Avec une majorité de députés du Bloc québécois aux Communes, ils n’avaient plus ce luxe. De plus, le gouvernement avait devant lui un groupe québécois qui s’exprimait librement au lieu de servir d’écho ou d’estampille aux décisions ministérielles. Et le Bloc s’exprimait en français. Pour la première fois peut-être, la Chambre des Communes est devenue véritablement bilingue... et biculturelle.

Portes entrouvertes, puis fermées

La vague orange a semblé un moment entrouvrir des portes jusque là fermées. Espoir de changement, avec le fédéralisme asymétrique proposé par Jack Layton. Mais les bonnes intentions du regretté Jack ont été très vite rappelées à l’ordre par une majorité anglo-canadienne pour qui la moindre concession au Québec est toujours une concession de trop. La Déclaration de Sherbrooke, assise de l'asymétrie néo-démocrate, a sombré dans l'oubli...

Avec le gouvernement Harper, c’est le retour en force de l’unilinguisme anglais, la résurrection des traditions royalistes britanniques et l’affirmation de valeurs sociales et économiques qui nous sont étrangères. Le Bloc a beau être au purgatoire (aux portes de l'enfer?) depuis 2011, il reste plus que jamais pertinent. Les problèmes qui ont suscité sa création demeurent, et les élus du NPD qui ont remplacé les députés bloquistes occupent une position affaiblie. 

Sur la scène fédérale, le Bloc correspond le mieux aux aspirations pacifiques et sociale-démocrates de notre petite nation en devenir et en péril. Sans lui, qui «nous» représentera à Ottawa en attendant, comme peuple, de pouvoir faire mieux?

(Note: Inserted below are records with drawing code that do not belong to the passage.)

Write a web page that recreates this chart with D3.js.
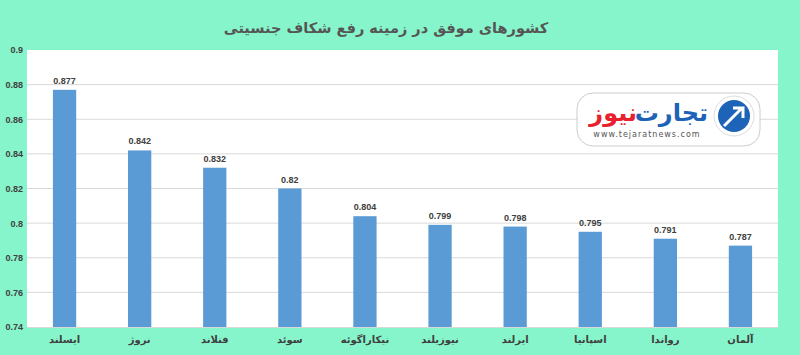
<!DOCTYPE html>
<html>
<head>
<meta charset="utf-8">
<script src="https://cdn.jsdelivr.net/npm/d3@7"></script>
<style>
  body { margin: 0; background: #86f5cb; }
  svg { display: block; }
</style>
</head>
<body>
<div id="chart"></div>
<script>
// data
var countries = ["ایسلند", "نروژ", "فنلاند", "سوئد", "نیکاراگوئه", "نیوزیلند", "ایرلند", "اسپانیا", "رواندا", "آلمان"];
var scores = [0.877, 0.842, 0.832, 0.82, 0.804, 0.799, 0.798, 0.795, 0.791, 0.787];
var yTicks = [0.74, 0.76, 0.78, 0.8, 0.82, 0.84, 0.86, 0.88, 0.9];
var title = "کشورهای موفق در زمینه رفع شکاف جنسیتی";

var width = 800, height = 355;
var margin = { top: 50, right: 22, bottom: 28, left: 27 };
var innerWidth = width - margin.left - margin.right;
var innerHeight = height - margin.top - margin.bottom;

var svg = d3.select("#chart").append("svg")
  .attr("width", width)
  .attr("height", height);

svg.append("rect")
  .attr("width", width).attr("height", height)
  .attr("fill", "#86f5cb");

svg.append("text")
  .attr("x", 386).attr("y", 33)
  .attr("text-anchor", "middle")
  .attr("font-family", "DejaVu Sans")
  .attr("font-size", 14.5)
  .attr("font-weight", "bold")
  .attr("fill", "#555")
  .text(title);

var g = svg.append("g")
  .attr("transform", "translate(" + margin.left + "," + margin.top + ")");

g.append("rect")
  .attr("width", innerWidth).attr("height", innerHeight)
  .attr("fill", "#fff");

var x = d3.scaleBand()
  .domain(countries)
  .range([0, innerWidth])
  .paddingInner(0.69)
  .paddingOuter(0.345);

var y = d3.scaleLinear()
  .domain([0.74, 0.9])
  .range([innerHeight, 0]);

// gridlines
g.selectAll(".grid")
  .data(yTicks.filter(d => d > 0.74 && d < 0.9))
  .enter().append("line")
  .attr("x1", 0).attr("x2", innerWidth)
  .attr("y1", d => y(d)).attr("y2", d => y(d))
  .attr("stroke", "#d9d9d9").attr("stroke-width", 1);

// y axis labels
var yAxis = d3.axisLeft(y).tickValues(yTicks).tickSize(0).tickPadding(4)
  .tickFormat(d => d3.format("")(+d.toFixed(2)));
var ya = g.append("g").call(yAxis);
ya.select(".domain").remove();
ya.selectAll("text")
  .attr("font-family", "Liberation Sans, Arial, sans-serif")
  .attr("font-size", 9).attr("font-weight", "bold").attr("fill", "#404040");

// x axis labels
var xAxis = d3.axisBottom(x).tickSize(0).tickPadding(9);
var xa = g.append("g").attr("transform", "translate(0," + innerHeight + ")").call(xAxis);
xa.select(".domain").attr("stroke", "#d9d9d9");
xa.selectAll("text")
  .attr("font-family", "DejaVu Sans")
  .attr("font-size", 10).attr("font-weight", "bold").attr("fill", "#404040");

// bars
g.selectAll(".bar")
  .data(scores)
  .enter().append("rect")
  .attr("x", (d, i) => x(countries[i]))
  .attr("y", d => y(d))
  .attr("width", x.bandwidth())
  .attr("height", d => innerHeight - y(d))
  .attr("fill", "#5b9bd5");

// value labels
g.selectAll(".val")
  .data(scores)
  .enter().append("text")
  .attr("x", (d, i) => x(countries[i]) + x.bandwidth() / 2)
  .attr("y", d => y(d) - 6)
  .attr("text-anchor", "middle")
  .attr("font-family", "Liberation Sans, Arial, sans-serif")
  .attr("font-size", 9).attr("font-weight", "bold").attr("fill", "#404040")
  .text(d => d);

// logo
var logo = svg.append("g").attr("transform", "translate(577,93)");
logo.append("rect")
  .attr("width", 183).attr("height", 53).attr("rx", 16)
  .attr("fill", "#fff").attr("stroke", "#ccc").attr("stroke-width", 1);
logo.append("circle")
  .attr("cx", 157).attr("cy", 23).attr("r", 20)
  .attr("fill", "#fff").attr("stroke", "#ddd");
logo.append("circle")
  .attr("cx", 157).attr("cy", 23).attr("r", 16)
  .attr("fill", "#1d63b7");
logo.append("path")
  .attr("d", "M147,33 L164,16 M156,15 L166,15 L166,25")
  .attr("stroke", "#fff").attr("stroke-width", 3).attr("fill", "none");
logo.append("text")
  .attr("x", 131).attr("y", 28)
  .attr("text-anchor", "end")
  .attr("font-family", "DejaVu Sans")
  .attr("font-size", 24).attr("font-weight", "bold")
  .attr("fill", "#1d63b7")
  .text("تجارت");
logo.append("text")
  .attr("x", 60).attr("y", 28)
  .attr("text-anchor", "end")
  .attr("font-family", "DejaVu Sans")
  .attr("font-size", 24).attr("font-weight", "bold")
  .attr("fill", "#e8212e")
  .text("نیوز");
logo.append("text")
  .attr("x", 70).attr("y", 44)
  .attr("text-anchor", "middle")
  .attr("font-family", "DejaVu Sans")
  .attr("font-size", 8)
  .attr("letter-spacing", 1)
  .attr("fill", "#555")
  .text("www.tejaratnews.com");
</script>
</body>
</html>
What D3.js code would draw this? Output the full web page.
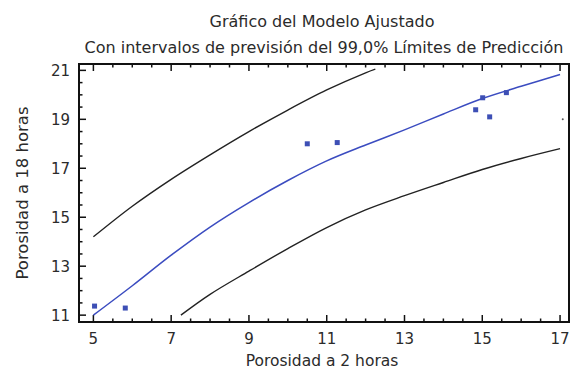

Il ne faudra surtout pas retourner trop de fois à la case départ ! Au rythme actuel de l’érosion de nos effectifs et de notre culture, le temps commencera très bientôt à manquer.

Avec l'arrivée de Mario Beaulieu, il me semble voir réapparaître ce sentiment d'urgence qui faisait défaut au débat sur l'avenir de «notre brave village encerclé» de l'Amérique du Nord. L'heure n'est-elle pas venue de briser pour de bon certains silences?

Par ailleurs, si le nouveau chef du Bloc a réussi à convaincre des milliers de membres du parti à appuyer sa candidature et ses idées, n'a-t-il pas mérité le droit de tenter sa chance auprès d'un électorat plus vaste?